Dez anos após sanção, a Lei de Cotas deve passar por uma avaliação. Com isso, o debate sobre a reserva de vagas para negros e indígenas em universidades estão cada vez mais frequentes no dia a dia.  Ainda em entrevista, a defensora Jamara Saldanha explicou que a revisão é legal e está prevista.

“Dentro da própria lei tem uma previsão legal para que seja feita uma revisão em dez anos. A ação afirmativa é uma medida especial e temporária. A gente não quer que a ação afirmativa seja eterna.  Afinal, a ideia é que essa política mude uma realidade social. Mudando, não há mais necessidade. No Brasil, ainda não alcançamos índices que comprovem que essa ação afirmativa da lei de cotas não seja mais necessária”, disse a defensora.

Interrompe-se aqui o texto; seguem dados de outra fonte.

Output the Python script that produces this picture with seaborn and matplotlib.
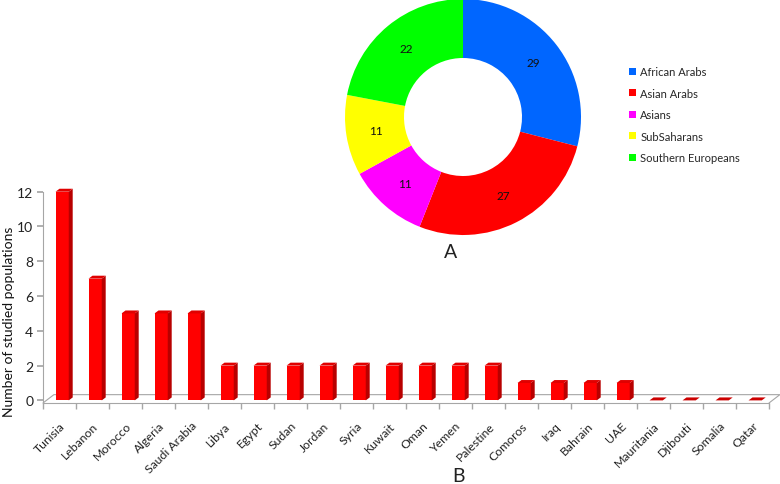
import numpy as np
import pandas as pd
import matplotlib
matplotlib.use("Agg")
import matplotlib.pyplot as plt
from matplotlib.patches import Polygon, Patch
import seaborn as sns

countries = ["Tunisia", "Lebanon", "Morocco", "Algeria", "Saudi Arabia", "Libya", "Egypt",
             "Sudan", "Jordan", "Syria", "Kuwait", "Oman", "Yemen", "Palestine", "Comoros",
             "Iraq", "Bahrain", "UAE", "Mauritania", "Djibouti", "Somalia", "Qatar"]
populations = [12, 7, 5, 5, 5, 2, 2, 2, 2, 2, 2, 2, 2, 2, 1, 1, 1, 1, 0, 0, 0, 0]
groups = ["African Arabs", "Asian Arabs", "Asians", "SubSaharans", "Southern Europeans"]
group_values = [29, 27, 11, 11, 22]
group_colors = ["#0066FF", "#FF0000", "#FF00FF", "#FFFF00", "#00FF00"]
y_ticks = [0, 2, 4, 6, 8, 10, 12]

sns.set_theme(style="white")
plt.rcParams['font.family'] = ['Lato', 'DejaVu Sans']

W, H = 780, 485
fig = plt.figure(figsize=(W / 100, H / 100), dpi=100)

# ---------------- bar chart (B) ----------------
ax = fig.add_axes([43 / W, 1 - 404 / H, (769 - 43) / W, (404 - 192.7) / H])
df = pd.DataFrame({"country": countries, "n": populations})
sns.barplot(data=df, x="country", y="n", order=countries, color="#FF0000",
            saturation=1, width=0.4, ax=ax, errorbar=None)

dx, dy = 0.12, 0.17
for p in ax.patches:
    p.set_x(p.get_x() + 0.08)
    p.set_edgecolor("none")
    p.set_clip_on(False)
    x0, w, h = p.get_x(), p.get_width(), p.get_height()
    side = Polygon([(x0 + w, 0), (x0 + w + dx, dy), (x0 + w + dx, h + dy), (x0 + w, h)],
                   closed=True, facecolor="#B80000", edgecolor="none", clip_on=False)
    top = Polygon([(x0, h), (x0 + dx, h + dy), (x0 + w + dx, h + dy), (x0 + w, h)],
                  closed=True, facecolor="#E00000" if h > 0 else "#CC0000",
                  edgecolor="none", clip_on=False)
    ax.add_patch(side)
    ax.add_patch(top)

ax.set_xlim(-0.5, len(countries) - 0.5)
ax.set_ylim(-0.15, 12)

# 3D floor outline
grey = "#A6A6A6"
fdx, fy = 0.33, 0.33
x_left, x_right = -0.5, len(countries) - 0.5
ax.plot([x_left, x_left + fdx, x_right + fdx, x_right],
        [-0.15, fy, fy, -0.15], color=grey, lw=0.8, clip_on=False, zorder=0.5)

for s in ["top", "right"]:
    ax.spines[s].set_visible(False)
for s in ["left", "bottom"]:
    ax.spines[s].set_color(grey)
    ax.spines[s].set_linewidth(0.8)

ax.set_yticks(y_ticks)
ax.set_yticklabels([str(v) for v in y_ticks], fontsize=10, color="#222222")
ax.tick_params(axis="y", which="major", left=True, length=4, color=grey, pad=3)
ax.set_xticks(range(len(countries)))
ax.set_xticklabels(countries, rotation=45, ha="right", rotation_mode="anchor",
                   fontsize=8.8, color="#222222")
ax.set_xticks(np.arange(-0.5, len(countries), 1.0), minor=True)
ax.tick_params(axis="x", which="major", bottom=False, length=0, pad=12)
ax.tick_params(axis="x", which="minor", bottom=True, length=4, color=grey)
ax.set_xlabel("")
ax.set_ylabel("")
fig.text(9 / W, 1 - 322 / H, "Number of studied populations", rotation=90,
         fontsize=10, color="#111111", ha="center", va="center")

fig.text(458 / W, 1 - 477 / H, "B", fontsize=14, ha="center", va="center", color="#222222")

# ---------------- donut chart (A) ----------------
cx, cy, r = 463, 118, 118
ax2 = fig.add_axes([(cx - r) / W, 1 - (cy + r) / H, 2 * r / W, 2 * r / H])
total = sum(group_values)
ax2.pie(group_values, colors=group_colors, startangle=90, counterclock=False,
        wedgeprops=dict(width=0.5, edgecolor="none"),
        autopct=lambda p: f"{round(p * total / 100)}", pctdistance=0.75,
        textprops=dict(fontsize=8.5, color="#111111"))
ax2.set_xlim(-1, 1)
ax2.set_ylim(-1, 1)
ax2.set_aspect("equal")

fig.text(451 / W, 1 - 253 / H, "A", fontsize=14, ha="center", va="center", color="#222222")

handles = [Patch(facecolor=c, edgecolor="none", label=g) for g, c in zip(groups, group_colors)]
fig.legend(handles=handles, loc="upper left", bbox_to_anchor=(629 / W, 1 - 67 / H),
           frameon=False, fontsize=8, handlelength=0.6, handleheight=0.6,
           handletextpad=0.4, labelspacing=0.95, borderpad=0, borderaxespad=0)

fig.savefig("out.png", dpi=100)
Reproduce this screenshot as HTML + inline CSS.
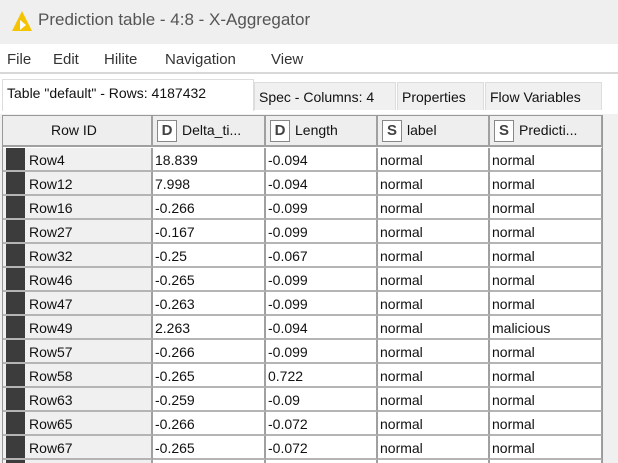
<!DOCTYPE html>
<html><head><meta charset="utf-8"><style>
*{margin:0;padding:0;box-sizing:border-box}
body{width:618px;height:463px;overflow:hidden;background:#f0f0f0;font-family:"Liberation Sans",sans-serif;position:relative}
.abs{position:absolute}
#title{left:0;top:0;width:618px;height:44px;background:#efefef}
#title span{position:absolute;left:38px;top:10px;font-size:17px;color:#555}
#menu{left:0;top:44px;width:618px;height:30px;background:#fff;border-bottom:2px solid #d8d8d8}
#menu span{position:absolute;top:7px;font-size:15px;color:#333}
#tabs{left:0;top:74px;width:618px;height:40px;background:#fff}
.tab{position:absolute;top:8px;height:28px;font-size:14px;color:#111;padding:6px 4px 0 4px;background:#f0f0f0;border:1px solid #ddd;border-bottom:none;white-space:nowrap}
.tab.sel{background:#fff;top:5px;height:32px;padding-top:5px}
#tbl{left:2px;top:115px;width:601px;height:348px;background:#fff;border:1px solid #999;border-bottom:none;overflow:hidden}
.hd{position:absolute;top:0;height:31px;background:#eeeeee;border-right:2px solid #a0a0a0;border-bottom:2px solid #a0a0a0;font-size:14px;color:#111}
.hd .ic{position:absolute;left:4px;top:4px;width:20px;height:22px;border:1px solid #888;background:#fff;font-weight:bold;font-size:15px;color:#444;text-align:center;line-height:20px}
.hd .t{position:absolute;left:29px;top:6px;white-space:nowrap}
.row{position:absolute;left:0;width:600px;height:24px}
.c{position:absolute;top:0;height:24px;border-right:2px solid #a0a0a0;border-bottom:2px solid #b4b4b4;font-size:14px;color:#111;padding:4px 0 0 2px;white-space:nowrap;overflow:hidden}
.rid{background:#f0f0f0;padding-left:26px}
.mk{position:absolute;left:3px;top:0;width:19px;height:22px;background:#3c3c3c}
</style></head><body>
<div id="title" class="abs">
<svg class="abs" style="left:11px;top:10px" width="22" height="22"><polygon points="11,1 21,21 1,21" fill="#f5c400"/><polygon points="9,10 15,15 9,20" fill="#fff"/></svg>
<span>Prediction table - 4:8 - X-Aggregator</span></div>
<div id="menu" class="abs">
<span style="left:7px">File</span>
<span style="left:53px">Edit</span>
<span style="left:104px">Hilite</span>
<span style="left:165px">Navigation</span>
<span style="left:271px">View</span></div>
<div id="tabs" class="abs">
<div class="tab sel" style="left:2px;width:252px">Table "default" - Rows: 4187432</div>
<div class="tab" style="left:254px;width:142px">Spec - Columns: 4</div>
<div class="tab" style="left:397px;width:87px">Properties</div>
<div class="tab" style="left:485px;width:117px">Flow Variables</div>
</div>
<div id="tbl" class="abs">
<div class="hd" style="left:0;width:150px"><span class="t" style="left:48px">Row ID</span></div>
<div class="hd" style="left:150px;width:113px"><div class="ic">D</div><span class="t">Delta_ti...</span></div>
<div class="hd" style="left:263px;width:112px"><div class="ic">D</div><span class="t">Length</span></div>
<div class="hd" style="left:375px;width:112px"><div class="ic">S</div><span class="t">label</span></div>
<div class="hd" style="left:487px;width:113px"><div class="ic">S</div><span class="t">Predicti...</span></div>
<div id="rows"></div>
</div>
<script>
const ids=["Row4","Row12","Row16","Row27","Row32","Row46","Row47","Row49","Row57","Row58","Row63","Row65","Row67","Row70"];
const delta=["18.839","7.998","-0.266","-0.167","-0.25","-0.265","-0.263","2.263","-0.266","-0.265","-0.259","-0.266","-0.265",""];
const len=["-0.094","-0.094","-0.099","-0.099","-0.067","-0.099","-0.099","-0.094","-0.099","0.722","-0.09","-0.072","-0.072",""];
const lab=["normal","normal","normal","normal","normal","normal","normal","normal","normal","normal","normal","normal","normal",""];
const pred=["normal","normal","normal","normal","normal","normal","normal","malicious","normal","normal","normal","normal","normal",""];
const cols=[[0,150],[150,113],[263,112],[375,112],[487,113]];
const R=document.getElementById('rows');
ids.forEach((id,i)=>{
 const r=document.createElement('div');r.className='row';r.style.top=(32+i*24)+'px';
 
 
 const vals=[id,delta[i],len[i],lab[i],pred[i]];
 vals.forEach((v,j)=>{
  const c=document.createElement('div');c.className='c'+(j==0?' rid':'');
  c.style.left=cols[j][0]+'px';c.style.width=cols[j][1]+'px';
  if(j==0){const m=document.createElement('div');m.className='mk';
   
   
   c.appendChild(m);}
  c.appendChild(document.createTextNode(i<13||j==0?v:''));
  if(i==13&&j==0)c.lastChild.textContent='';
  
  
  r.appendChild(c);});
 R.appendChild(r);});
</script>
</body></html>
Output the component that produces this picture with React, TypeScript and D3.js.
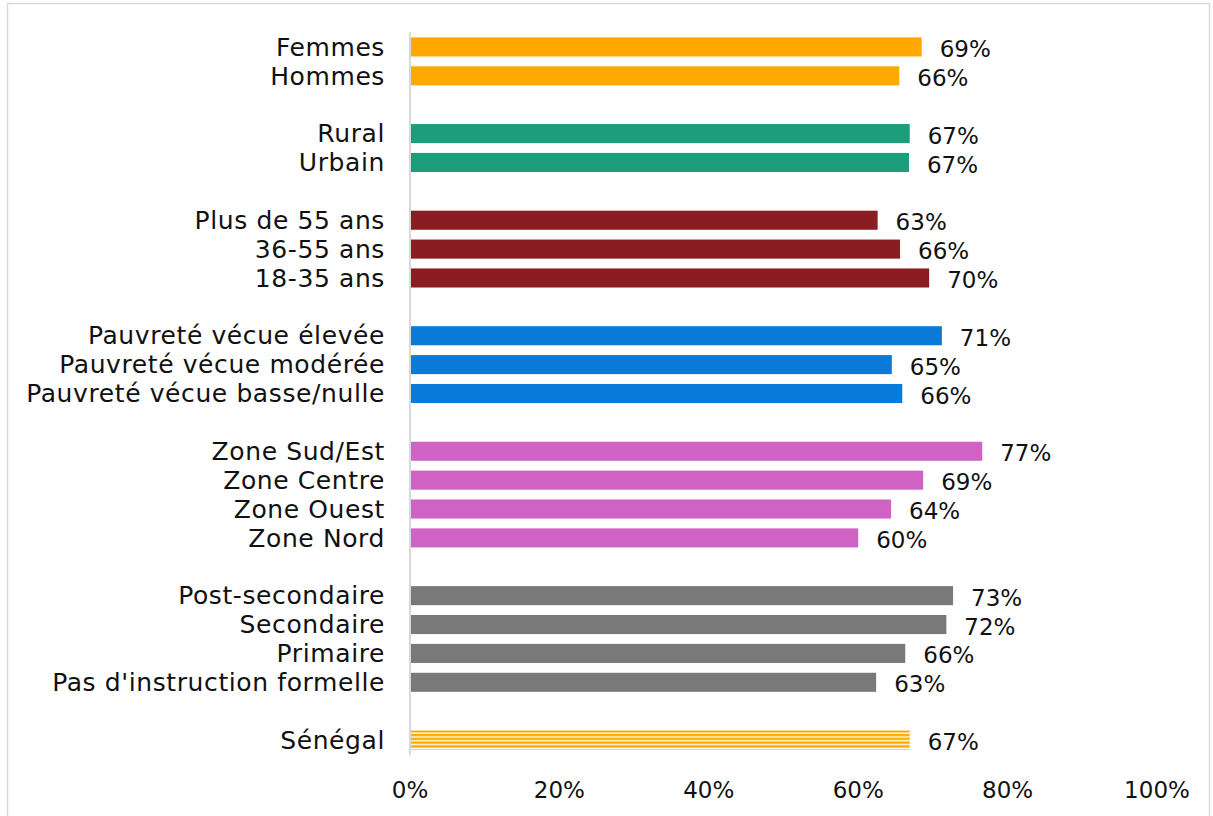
import React from "react";
import * as d3 from "d3";

const categories = [
  "Femmes", "Hommes", "",
  "Rural", "Urbain", " ",
  "Plus de 55 ans", "36-55 ans", "18-35 ans", "  ",
  "Pauvreté vécue élevée", "Pauvreté vécue modérée", "Pauvreté vécue basse/nulle", "   ",
  "Zone Sud/Est", "Zone Centre", "Zone Ouest", "Zone Nord", "    ",
  "Post-secondaire", "Secondaire", "Primaire", "Pas d'instruction formelle", "     ",
  "Sénégal",
];
const values: (number | null)[] = [
  68.5, 65.5, null,
  66.9, 66.8, null,
  62.6, 65.6, 69.5, null,
  71.2, 64.5, 65.9, null,
  76.6, 68.7, 64.4, 60.0, null,
  72.7, 71.8, 66.3, 62.4, null,
  66.9,
];
const labels = [
  "69%", "66%", "",
  "67%", "67%", "",
  "63%", "66%", "70%", "",
  "71%", "65%", "66%", "",
  "77%", "69%", "64%", "60%", "",
  "73%", "72%", "66%", "63%", "",
  "67%",
];
const groupColors = ["#FFA800", "#1C9E7C", "#8A1C22", "#0A7AD9", "#D062C4", "#797979", "url(#stripes)"];
const groupOf = [0, 0, -1, 1, 1, -1, 2, 2, 2, -1, 3, 3, 3, -1, 4, 4, 4, 4, -1, 5, 5, 5, 5, -1, 6];
const ticks = [0, 20, 40, 60, 80, 100];

export default function App() {
  const W = 1213, H = 816;
  const x = d3.scaleLinear().domain([0, 100]).range([410, 1157]);
  const y = d3.scaleBand().domain(categories).range([32.5, 754.5]).paddingInner(0.34).paddingOuter(0.17);
  const font = "'DejaVu Sans', sans-serif";
  const fs = 23;
  return (
    <svg width={W} height={H} style={{ position: "absolute", left: 0, top: 0 }}>
      <defs>
        <pattern id="stripes" patternUnits="userSpaceOnUse" width="8" height="3.8" y="0.5">
          <rect width="8" height="3.8" fill="#fff" />
          <rect width="8" height="2.4" fill="#FFA800" />
        </pattern>
      </defs>
      <rect x={0} y={0} width={W} height={H} fill="#fff" />
      <rect x={7.5} y={3.5} width={1202} height={820} fill="none" stroke="#D9D9D9" strokeWidth={1.5} />
      {categories.map((c, i) => {
        const v = values[i];
        if (v == null) return null;
        const yc = (y(c) as number) + y.bandwidth() / 2;
        return (
          <g key={i}>
            <rect x={x(0) + 1} y={y(c)} width={x(v) - x(0) - 1} height={y.bandwidth()} fill={groupColors[groupOf[i]]} />
            <text x={385} y={yc} dy="0.35em" textAnchor="end" fontFamily={font} fontSize={25} letterSpacing={0.6} fill="#111">{c}</text>
            <text x={x(v) + 18} y={yc + 2} dy="0.35em" textAnchor="start" fontFamily={font} fontSize={fs} fill="#111">{labels[i]}</text>
          </g>
        );
      })}
      <line x1={x(0)} x2={x(0)} y1={32} y2={755} stroke="#D9D9D9" strokeWidth={2} />
      {ticks.map((t) => (
        <text key={t} x={x(t)} y={790} dy="0.35em" textAnchor="middle" fontFamily={font} fontSize={fs} fill="#111">{t}%</text>
      ))}
    </svg>
  );
}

“Pelo contrário, ainda não temos um impacto social definitivo que coloque a população negra e indígena em patamar de igualdade com a população branca. As desigualdades ainda não foram excluídas. Negros e indígenas ainda ocupam menos cargo de poder, além de terem menos acesso à saúde, educação e moradia. Ainda recebem menores salários. Então, a lei de cotas ainda precisa continuar”, completou.

Segundo Saldanha, é preciso se preocupar para que nenhum direito seja retirado da lei após a revisão. “Isso é importante para que a gente não tenha nenhum tipo de retrocesso nos direitos que alcançamos. Se houver um retrocesso nessa legislação, tudo que foi construído nesses dez anos pode ser perdido”, concluiu Saldanha.